Pero la tragedia de Hope no terminaba con el entierro. Ya no tenía ni marido ni hija que le pudieran salvar de las garras de la prostitución. Tenía que devolver la deuda de viaje vendiendo su cuerpo en el que casi todavía no se había secado la leche con la que amamantaba a su hija días atrás. De repente, muy pronto, apareció una supuesta hermana que dijo que se ocuparía de ella…
No podíamos hacer nada. No hay mecanismos de protección en estos casos. Su miedo era mucho más grande que las leyes, los consejos y las advertencias. Y otra vez la misma pregunta: ¿Hasta cuándo? ¿Cuánto dolor puede soportar un ser humano?
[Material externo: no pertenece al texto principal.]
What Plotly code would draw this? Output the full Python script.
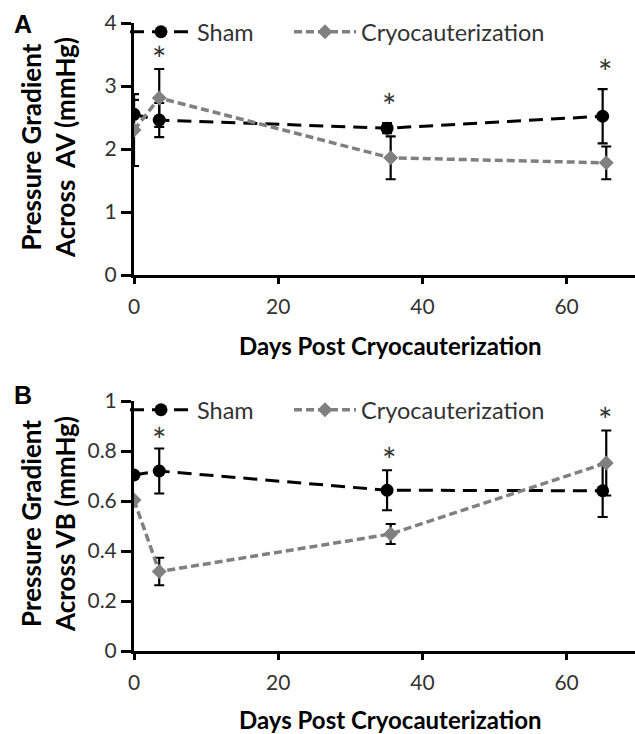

Pero aunque muy pocas veces alguna de estas historias termina felizmente, podemos decir que la de Hope es una de ellas. Después de un tiempo conoció a un buen hombre, se casó y tuvo otra hija: era libre. El día que pudo volvió a Fuerteventura a visitar a su gran familia – la de Cruz Roja- trabajadores y voluntarios. No sé si fue justicia divina o simplemente existe un orden en el que después del sufrimiento llega la felicidad. Hope de nuevo era una joven feliz, alcanzó su sueño, consiguió reponerse y seguir adelante. Las cicatrices siguen allí. Pero también una gran sonrisa.